** Directions **
Using the listing below, please print exactly the lines from the one with "What Chart.js code" through the one with "const seriesNames = ['Domestic', 'International'];". Leave out every picture.

** Provided records **
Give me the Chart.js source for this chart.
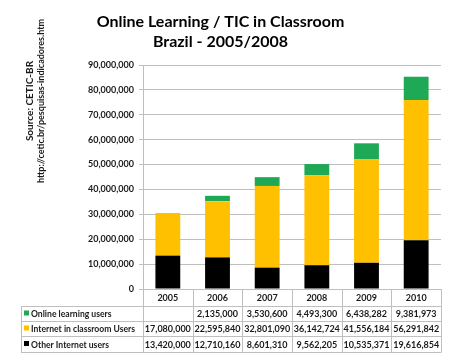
<!DOCTYPE html>
<html>
<head>
<meta charset="utf-8">
<script src="https://cdn.jsdelivr.net/npm/chart.js@4"></script>
<style>
html,body{margin:0;padding:0;background:#fff;}
#wrap{width:455px;height:357px;}
</style>
</head>
<body>
<div id="wrap"><canvas id="c" width="455" height="357"></canvas></div>
<script>
const categories = ['2005', '2006', '2007', '2008', '2009', '2010'];
const onlineLearningUsers = [null, 2135000, 3530600, 4493300, 6438282, 9381973];
const internetClassroomUsers = [17080000, 22595840, 32801090, 36142724, 41556184, 56291842];
const otherInternetUsers = [13420000, 12710160, 8601310, 9562205, 10535371, 19616854];
const seriesLabels = ['Online learning users', 'Internet in classroom Users', 'Other Internet users'];
const yMax = 90000000;
const yStep = 10000000;
const titleLines = ['Online Learning / TIC in Classroom', 'Brazil - 2005/2008'];
const sourceLines = ['Source: CETIC-BR', 'http://cetic.br/pesquisas-indicadores.htm'];

const GREEN = '#1fa855', YELLOW = '#ffc000', BLACK = '#000000';
const FONT = 'Lato, "Open Sans", sans-serif';
const fmt = v => (v === null || v === undefined) ? '' : v.toLocaleString('en-US');

const tablePlugin = {
  id: 'tablePlugin',
  afterDraw(chart) {
    const ctx = chart.ctx, xs = chart.scales.x, area = chart.chartArea;
    const n = categories.length;
    const cw = (area.right - area.left) / n;
    const top = Math.round(area.bottom);
    const rows = [top, top + 17, top + 32, top + 47, top + 63];
    const legendLeft = 21;
    ctx.save();
    ctx.strokeStyle = '#bfbfbf';
    ctx.lineWidth = 1;
    ctx.beginPath();
    for (let r = 1; r < rows.length; r++) {
      ctx.moveTo(legendLeft, rows[r] + 0.5);
      ctx.lineTo(area.right, rows[r] + 0.5);
    }
    for (let i = 0; i <= n; i++) {
      const x = Math.round(area.left + i * cw) + 0.5;
      ctx.moveTo(x, rows[0]);
      ctx.lineTo(x, rows[4] + 0.5);
    }
    ctx.moveTo(legendLeft + 0.5, rows[1]);
    ctx.lineTo(legendLeft + 0.5, rows[4] + 0.5);
    ctx.stroke();

    ctx.fillStyle = '#1a1a1a';
    ctx.textBaseline = 'middle';
    ctx.textAlign = 'center';
    ctx.font = 'bold 9px ' + FONT;
    categories.forEach((c, i) => {
      ctx.fillText(c, xs.getPixelForValue(i), (rows[0] + rows[1]) / 2 + 1);
    });
    const tableSeries = [onlineLearningUsers, internetClassroomUsers, otherInternetUsers];
    const colors = [GREEN, YELLOW, BLACK];
    tableSeries.forEach((s, r) => {
      const yc = (rows[r + 1] + rows[r + 2]) / 2 + 1;
      ctx.textAlign = 'center';
      ctx.fillStyle = '#1a1a1a';
      ctx.font = 'bold 9px ' + FONT;
      s.forEach((v, i) => ctx.fillText(fmt(v), xs.getPixelForValue(i), yc));
      ctx.fillStyle = colors[r];
      ctx.fillRect(legendLeft + 3, yc - 4, 5, 5);
      ctx.fillStyle = '#1a1a1a';
      ctx.textAlign = 'left';
      ctx.font = 'bold 8.6px ' + FONT;
      ctx.fillText(seriesLabels[r], legendLeft + 10, yc);
    });

    // Source text (rotated)
    ctx.save();
    ctx.textAlign = 'center';
    ctx.textBaseline = 'middle';
    ctx.translate(30, 101);
    ctx.rotate(-Math.PI / 2);
    ctx.font = 'bold 10px ' + FONT;
    ctx.fillText(sourceLines[0], 0, 0);
    ctx.font = 'bold 9px ' + FONT;
    ctx.fillText(sourceLines[1], 0, 11);
    ctx.restore();
    ctx.restore();
  }
};

new Chart(document.getElementById('c'), {
  type: 'bar',
  data: {
    labels: categories,
    datasets: [
      { label: seriesLabels[2], data: otherInternetUsers, backgroundColor: BLACK },
      { label: seriesLabels[1], data: internetClassroomUsers, backgroundColor: YELLOW },
      { label: seriesLabels[0], data: onlineLearningUsers, backgroundColor: GREEN }
    ]
  },
  options: {
    responsive: false,
    animation: false,
    layout: { padding: { left: 0, right: 14, top: 0, bottom: 68 } },
    datasets: { bar: { barPercentage: 0.5, categoryPercentage: 1 } },
    plugins: {
      legend: { display: false },
      tooltip: { enabled: false },
      title: {
        display: true,
        text: titleLines,
        color: '#000',
        font: { family: FONT, size: 16, weight: 'bold', lineHeight: 1.25 },
        padding: { top: 12, bottom: 13 }
      }
    },
    scales: {
      x: { display: false, stacked: true },
      y: {
        stacked: true,
        min: 0,
        max: yMax,
        afterFit: s => { s.width = 143; },
        border: { display: true, color: '#bfbfbf' },
        grid: { color: '#bfbfbf', tickLength: 4 },
        ticks: {
          stepSize: yStep,
          padding: 5,
          color: '#1a1a1a',
          font: { family: FONT, size: 9, weight: 'bold' },
          callback: v => v.toLocaleString('en-US')
        }
      }
    }
  },
  plugins: [tablePlugin]
});
</script>
</body>
</html>
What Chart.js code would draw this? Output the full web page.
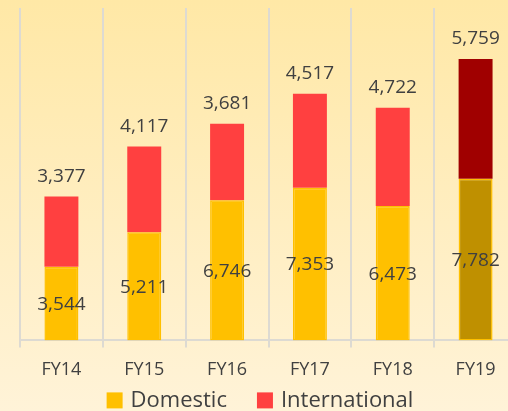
<!DOCTYPE html>
<html>
<head>
<meta charset="utf-8">
<script src="https://cdn.jsdelivr.net/npm/chart.js@4/dist/chart.umd.min.js"></script>
<style>
    html, body { margin: 0; padding: 0; overflow: hidden; }
    body {
        width: 508px;
        height: 411px;
        background: linear-gradient(#FFE8A6, #FFF3D8);
    }
    #wrap { width: 520px; height: 418px; position: relative; }
</style>
</head>
<body>
<div id="wrap"><canvas id="revenueChart"></canvas></div>
<script>
// Chart data
const years = ['FY14', 'FY15', 'FY16', 'FY17', 'FY18', 'FY19'];
const domesticValues = [3544, 5211, 6746, 7353, 6473, 7782];
const internationalValues = [3377, 4117, 3681, 4517, 4722, 5759];
const seriesNames = ['Domestic', 'International'];

// Colours (last year is highlighted with darker shades)
const domesticColor = '#FFC000';
const domesticDark = '#BF9000';
const internationalColor = '#FF4040';
const internationalDark = '#A00000';
const lastIdx = years.length - 1;

const domesticFill = years.map((y, i) => i === lastIdx ? domesticDark : domesticColor);
const internationalFill = years.map((y, i) => i === lastIdx ? internationalDark : internationalColor);

const fontFamily = '"Open Sans", sans-serif';
const textColor = '#404040';

// Value labels: domestic inside the bar, international on top of the stack
const valueLabels = {
    id: 'valueLabels',
    afterDatasetsDraw(chart) {
        const ctx = chart.ctx;
        ctx.save();
        ctx.fillStyle = textColor;
        ctx.font = '19px ' + fontFamily;
        ctx.textAlign = 'center';
        ctx.textBaseline = 'middle';
        chart.data.datasets.forEach((ds, d) => {
            const meta = chart.getDatasetMeta(d);
            meta.data.forEach((bar, i) => {
                const text = ds.data[i].toLocaleString('en-US');
                if (d === 0)
                    ctx.fillText(text, bar.x, (bar.y + bar.base) / 2 + 1);
                else
                    ctx.fillText(text, bar.x, bar.y - 20);
            });
        });
        ctx.restore();
    }
};

// Legend under the axis (built-in one can't space the items like the original)
const bottomLegend = {
    id: 'bottomLegend',
    afterDraw(chart) {
        const ctx = chart.ctx;
        const box = 16, gap = 8, spacing = 30;
        const colors = [domesticColor, internationalColor];
        ctx.save();
        ctx.font = '22px ' + fontFamily;
        ctx.textBaseline = 'middle';
        const widths = seriesNames.map(n => box + gap + ctx.measureText(n).width);
        const total = widths.reduce((a, b) => a + b, 0) + spacing * (widths.length - 1);
        let x = chart.width / 2 - total / 2;
        const y = chart.chartArea.bottom + 60;
        seriesNames.forEach((name, i) => {
            ctx.fillStyle = colors[i];
            ctx.fillRect(x, y - box / 2, box, box);
            ctx.fillStyle = textColor;
            ctx.fillText(name, x + box + gap, y);
            x += widths[i] + spacing;
        });
        ctx.restore();
    }
};

const ctx = document.getElementById('revenueChart').getContext('2d');
const revenueChart = new Chart(ctx, {
    type: 'bar',
    data: {
        labels: years,
        datasets: [{
            label: seriesNames[0],
            data: domesticValues,
            backgroundColor: domesticFill,
            borderColor: domesticColor,
            borderWidth: 1.5,
            borderSkipped: false
        }, {
            label: seriesNames[1],
            data: internationalValues,
            backgroundColor: internationalFill,
            borderWidth: 0
        }]
    },
    options: {
        responsive: true,
        maintainAspectRatio: false,
        animation: false,
        barPercentage: 0.82,
        categoryPercentage: 0.5,
        layout: {
            padding: { left: 20, right: 3, top: 8, bottom: 25 }
        },
        plugins: {
            tooltip: { enabled: false },
            legend: { display: false }
        },
        scales: {
            x: {
                stacked: true,
                grid: {
                    offset: true,
                    color: '#DDDAD2',
                    lineWidth: 2,
                    tickLength: 7
                },
                border: { color: '#DDDAD2', width: 2 },
                ticks: {
                    color: textColor,
                    font: { family: fontFamily, size: 18 },
                    padding: 12
                }
            },
            y: {
                stacked: true,
                display: false,
                min: 0,
                max: 16000
            }
        }
    },
    plugins: [valueLabels, bottomLegend]
});
</script>
</body>
</html>
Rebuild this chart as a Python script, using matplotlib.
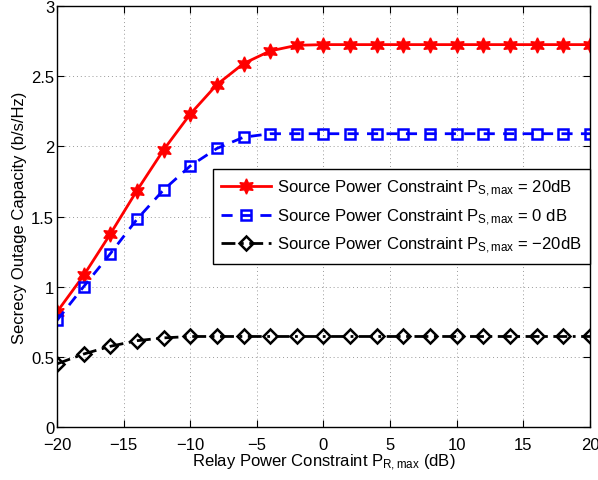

** The completed task **
What Chart.js code would draw this? Output the full web page.
<!DOCTYPE html>
<html>
<head>
<meta charset="utf-8">
<script src="https://cdn.jsdelivr.net/npm/chart.js@4/dist/chart.umd.min.js"></script>
<style>
    html, body { margin: 0; padding: 0; overflow: hidden; }
    body {
        width: 508px;
        height: 411px;
        background: linear-gradient(#FFE8A6, #FFF3D8);
    }
    #wrap { width: 520px; height: 418px; position: relative; }
</style>
</head>
<body>
<div id="wrap"><canvas id="revenueChart"></canvas></div>
<script>
// Chart data
const years = ['FY14', 'FY15', 'FY16', 'FY17', 'FY18', 'FY19'];
const domesticValues = [3544, 5211, 6746, 7353, 6473, 7782];
const internationalValues = [3377, 4117, 3681, 4517, 4722, 5759];
const seriesNames = ['Domestic', 'International'];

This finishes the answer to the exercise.